Hazır koleksiyonlarının yanı sıra özel tasarımlar da yapıyorsunuz. Müşterilerinizle ortak noktayı nasıl buluyorsunuz?
Tutku ve hedef bir işi başarıya taşıyan unsurlar ama müşteri ilişkisi de kesinlikle önemli. En güzel reklam kulaktan kulağa yayılan... Aslında buraya gelen herkesi mutlu etmek istiyoruz ama tabii ki bir çizgimiz var. Bazen bir aksesuar fotoğrafı ile gelip, aynısını istediğini dile getiren müşterilerimiz oluyor. Biz bu noktada onları kırmadan kendi yorumumuzla benzer bir tasarım yapabileceğimizi dile getiriyoruz. Zaten bizim çizgimizi bizim tarzımıza beğenip, güveniyorsa kendini teslim ediyor.

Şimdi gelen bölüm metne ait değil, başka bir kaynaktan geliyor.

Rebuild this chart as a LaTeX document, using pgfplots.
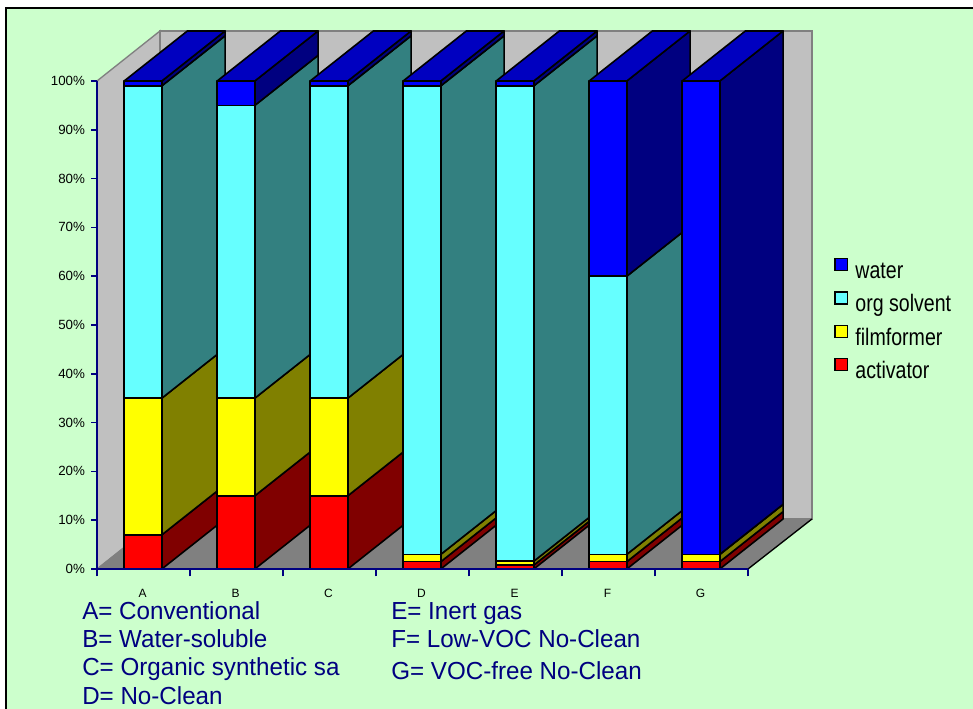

Sanat hayatından birçok isim tasarımlarınızı tercih ediyor. Tasarımınızı ilk kez bir ünlüde gördüğünüzde neler hissettiniz?
İlk Buse Terim ile başladı. Bizim telli bandanalarımızı taktı ve acayip bir patlama yaşandı. Daha Gaios kurulalı 2 ay olmuştu. O dönem çok heyecanlandım. Hala ünlü bir ismin ürünümü takması aynı heyecanı uyandırıyor. Mesela Bengü düğünü için geldiğinde o kadar sevindim ki. Beğendiğim, merak ettiğim insanlarda tasarımlarımı görmek çok güzel.
Tasarımlarınızı takmasını çok istediğiniz ünlü bir isim var mı?
Çok var... Ama özellikle Türkiye'de Nil Karaibrahimgil'i çok beğeniyorum. Özgün stilini, içindeki o enerjiyi yansıtmak çok isterim. Yurtdışında ise Lady Gaga'ya tasarlamak isterim. Beyonce'nin Coldplay'le yaptığı düetin klibinde taktığı parça çok güzeldi. Şov parçaları da hazırlamak isterim yurtdışına. İlhamınızı nereden alıyorsunuz? En çok seyahatten alıyorum. Seyahat etmezsem tıkanıyorum çünkü zaten İstanbul'da olduğum süreç boyunca her gün atölyeye geliyorum. O boş vaktimde de ayda bir veya iki defa kesinlikle bir yurtdışı seyahatim oluyor. Yurtdışı dediğimde koştur koştur 4 günlük bir Avrupa seyahati değil. Biraz daha sakin, uzun ve rahat seyahatler... Polonya'da bir festivale gittim mesela geçen ağustosta, o bana inanılmaz bir ilham kaynağı oldu.
Biraz da yeni koleksiyonunuzdan bahsedelim...
Yeni koleksiyonum gezegenlerle ilgili, gökyüzünden alınan bir ilhamla yaratıldı. Bende sanırım doğa en büyük ilham kaynağı... Yazın daha çok çiçekler, deniz ve denizaltı... Kışın da gökyüzü ilgimi çekti. Koleksiyonda taçlar var. Benim taktığım Cosmo modeli... Aynı zamanda Loretha taçlar da çok dikkat çekti. Detaylar dikkat çekiyor. Taçların kullanımı da çok rahat. Normalde saç aksesuarlarını kullanırken kuaförün veya bizlerin yardımı gerekebiliyor ama taçlarda böyle değil. Saç kötüyken de saç aksesuarı bir kurtarıcı olmalı... Acelen varsa ve saçın yeterince iyi değilse, bu taçlar kurtarıcı olacaktır. Hem de eforsuz bir şıklık oluyor.